**Aim of the task:**
Write out every line of the material as it stands, apart from the pictures.

**Collected data:**
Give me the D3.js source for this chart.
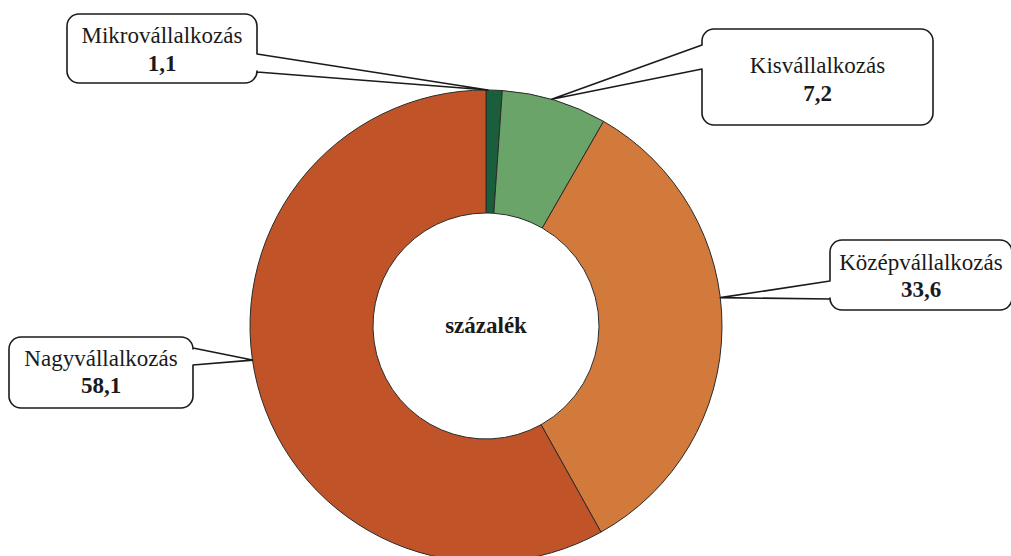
<!DOCTYPE html>
<html>
<head>
<meta charset="utf-8">
<script src="https://cdn.jsdelivr.net/npm/d3@7"></script>
<style>
    body { margin: 0; background: #fff; }
    svg { display: block; font-family: "Liberation Serif", "Times New Roman", serif; }
</style>
</head>
<body>
<div id="chart"></div>
<script>
//DATA
let categories = ['Mikrovállalkozás', 'Kisvállalkozás', 'Középvállalkozás', 'Nagyvállalkozás'];
let values = [1.1, 7.2, 33.6, 58.1];
let valueLabels = ['1,1', '7,2', '33,6', '58,1'];
let centerLabel = 'százalék';

//STYLE / LAYOUT
let colors = ['#1b5e3b', '#6aa468', '#d27a3c', '#c05428'];
let width = 1011, height = 556;
let cx = 486, cy = 326, outerR = 236, innerR = 113;
// callout boxes: position, side of pointer, pointer base on the box edge, where on the slice the tip lands
let boxes = [
    {x: 67, y: 14, w: 190, h: 69, side: 'right', a1: 54, a2: 72, frac: 0.12},
    {x: 702, y: 29, w: 231, h: 96, side: 'left', a1: 45, a2: 69, frac: 0.47},
    {x: 830, y: 240, w: 182, h: 70, side: 'left', a1: 281, a2: 299, frac: 0.44},
    {x: 9, y: 337, w: 184, h: 71, side: 'right', a1: 348, a2: 365, frac: 0.53}
];

let svg = d3.select('#chart').append('svg')
    .attr('width', width)
    .attr('height', height);

let pie = d3.pie().sort(null).value(function(d) { return d; });
let arcs = pie(values);
let arc = d3.arc().innerRadius(innerR).outerRadius(outerR);

let g = svg.append('g').attr('transform', 'translate(' + cx + ',' + cy + ')');

g.selectAll('path.slice')
    .data(arcs)
    .enter()
    .append('path')
    .attr('class', 'slice')
    .attr('d', arc)
    .attr('fill', function(d, i) { return colors[i]; })
    .attr('stroke', '#2b2b2b')
    .attr('stroke-width', 1);

g.append('text')
    .attr('text-anchor', 'middle')
    .attr('y', 7)
    .attr('font-size', 23)
    .attr('font-weight', 'bold')
    .attr('fill', '#1a1a1a')
    .text(centerLabel);

//Callouts
function calloutPath(b, tip) {
    let r = 12, x = b.x, y = b.y, w = b.w, h = b.h;
    let p = d3.path();
    p.moveTo(x + r, y);
    p.lineTo(x + w - r, y);
    p.arcTo(x + w, y, x + w, y + r, r);
    if (b.side == 'right') {
        p.lineTo(x + w, b.a1);
        p.lineTo(tip[0], tip[1]);
        p.lineTo(x + w, b.a2);
    }
    p.lineTo(x + w, y + h - r);
    p.arcTo(x + w, y + h, x + w - r, y + h, r);
    p.lineTo(x + r, y + h);
    p.arcTo(x, y + h, x, y + h - r, r);
    if (b.side == 'left') {
        p.lineTo(x, b.a2);
        p.lineTo(tip[0], tip[1]);
        p.lineTo(x, b.a1);
    }
    p.lineTo(x, y + r);
    p.arcTo(x, y, x + r, y, r);
    p.closePath();
    return p.toString();
}

let callouts = svg.selectAll('g.callout')
    .data(arcs)
    .enter()
    .append('g')
    .attr('class', 'callout');

callouts.append('path')
    .attr('d', function(d, i) {
        let b = boxes[i];
        let a = d.startAngle + b.frac * (d.endAngle - d.startAngle);
        let tip = [cx + outerR * Math.sin(a), cy - outerR * Math.cos(a)];
        return calloutPath(b, tip);
    })
    .attr('fill', '#fff')
    .attr('stroke', '#1a1a1a')
    .attr('stroke-width', 1.6)
    .attr('stroke-linejoin', 'round');

callouts.append('text')
    .attr('text-anchor', 'middle')
    .attr('x', function(d, i) { return boxes[i].x + boxes[i].w / 2; })
    .attr('y', function(d, i) { return [43, 73, 270, 366][i]; })
    .attr('font-size', 23)
    .attr('fill', '#1a1a1a')
    .text(function(d, i) { return categories[i]; });

callouts.append('text')
    .attr('text-anchor', 'middle')
    .attr('x', function(d, i) { return boxes[i].x + boxes[i].w / 2; })
    .attr('y', function(d, i) { return [71, 101, 297, 393][i]; })
    .attr('font-size', 23)
    .attr('font-weight', 'bold')
    .attr('fill', '#1a1a1a')
    .text(function(d, i) { return valueLabels[i]; });
</script>
</body>
</html>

**Result of this exercise:**
Give me the D3.js source for this chart.
<!DOCTYPE html>
<html>
<head>
<meta charset="utf-8">
<script src="https://cdn.jsdelivr.net/npm/d3@7"></script>
<style>
    body { margin: 0; background: #fff; }
    svg { display: block; font-family: "Liberation Serif", "Times New Roman", serif; }
</style>
</head>
<body>
<div id="chart"></div>
<script>
//DATA
let categories = ['Mikrovállalkozás', 'Kisvállalkozás', 'Középvállalkozás', 'Nagyvállalkozás'];
let values = [1.1, 7.2, 33.6, 58.1];
let valueLabels = ['1,1', '7,2', '33,6', '58,1'];
let centerLabel = 'százalék';

//STYLE / LAYOUT
let colors = ['#1b5e3b', '#6aa468', '#d27a3c', '#c05428'];
let width = 1011, height = 556;
let cx = 486, cy = 326, outerR = 236, innerR = 113;
// callout boxes: position, side of pointer, pointer base on the box edge, where on the slice the tip lands
let boxes = [
    {x: 67, y: 14, w: 190, h: 69, side: 'right', a1: 54, a2: 72, frac: 0.12},
    {x: 702, y: 29, w: 231, h: 96, side: 'left', a1: 45, a2: 69, frac: 0.47},
    {x: 830, y: 240, w: 182, h: 70, side: 'left', a1: 281, a2: 299, frac: 0.44},
    {x: 9, y: 337, w: 184, h: 71, side: 'right', a1: 348, a2: 365, frac: 0.53}
];

let svg = d3.select('#chart').append('svg')
    .attr('width', width)
    .attr('height', height);

let pie = d3.pie().sort(null).value(function(d) { return d; });
let arcs = pie(values);
let arc = d3.arc().innerRadius(innerR).outerRadius(outerR);

let g = svg.append('g').attr('transform', 'translate(' + cx + ',' + cy + ')');

g.selectAll('path.slice')
    .data(arcs)
    .enter()
    .append('path')
    .attr('class', 'slice')
    .attr('d', arc)
    .attr('fill', function(d, i) { return colors[i]; })
    .attr('stroke', '#2b2b2b')
    .attr('stroke-width', 1);

g.append('text')
    .attr('text-anchor', 'middle')
    .attr('y', 7)
    .attr('font-size', 23)
    .attr('font-weight', 'bold')
    .attr('fill', '#1a1a1a')
    .text(centerLabel);

//Callouts
function calloutPath(b, tip) {
    let r = 12, x = b.x, y = b.y, w = b.w, h = b.h;
    let p = d3.path();
    p.moveTo(x + r, y);
    p.lineTo(x + w - r, y);
    p.arcTo(x + w, y, x + w, y + r, r);
    if (b.side == 'right') {
        p.lineTo(x + w, b.a1);
        p.lineTo(tip[0], tip[1]);
        p.lineTo(x + w, b.a2);
    }
    p.lineTo(x + w, y + h - r);
    p.arcTo(x + w, y + h, x + w - r, y + h, r);
    p.lineTo(x + r, y + h);
    p.arcTo(x, y + h, x, y + h - r, r);
    if (b.side == 'left') {
        p.lineTo(x, b.a2);
        p.lineTo(tip[0], tip[1]);
        p.lineTo(x, b.a1);
    }
    p.lineTo(x, y + r);
    p.arcTo(x, y, x + r, y, r);
    p.closePath();
    return p.toString();
}

let callouts = svg.selectAll('g.callout')
    .data(arcs)
    .enter()
    .append('g')
    .attr('class', 'callout');

callouts.append('path')
    .attr('d', function(d, i) {
        let b = boxes[i];
        let a = d.startAngle + b.frac * (d.endAngle - d.startAngle);
        let tip = [cx + outerR * Math.sin(a), cy - outerR * Math.cos(a)];
        return calloutPath(b, tip);
    })
    .attr('fill', '#fff')
    .attr('stroke', '#1a1a1a')
    .attr('stroke-width', 1.6)
    .attr('stroke-linejoin', 'round');

callouts.append('text')
    .attr('text-anchor', 'middle')
    .attr('x', function(d, i) { return boxes[i].x + boxes[i].w / 2; })
    .attr('y', function(d, i) { return [43, 73, 270, 366][i]; })
    .attr('font-size', 23)
    .attr('fill', '#1a1a1a')
    .text(function(d, i) { return categories[i]; });

callouts.append('text')
    .attr('text-anchor', 'middle')
    .attr('x', function(d, i) { return boxes[i].x + boxes[i].w / 2; })
    .attr('y', function(d, i) { return [71, 101, 297, 393][i]; })
    .attr('font-size', 23)
    .attr('font-weight', 'bold')
    .attr('fill', '#1a1a1a')
    .text(function(d, i) { return valueLabels[i]; });
</script>
</body>
</html>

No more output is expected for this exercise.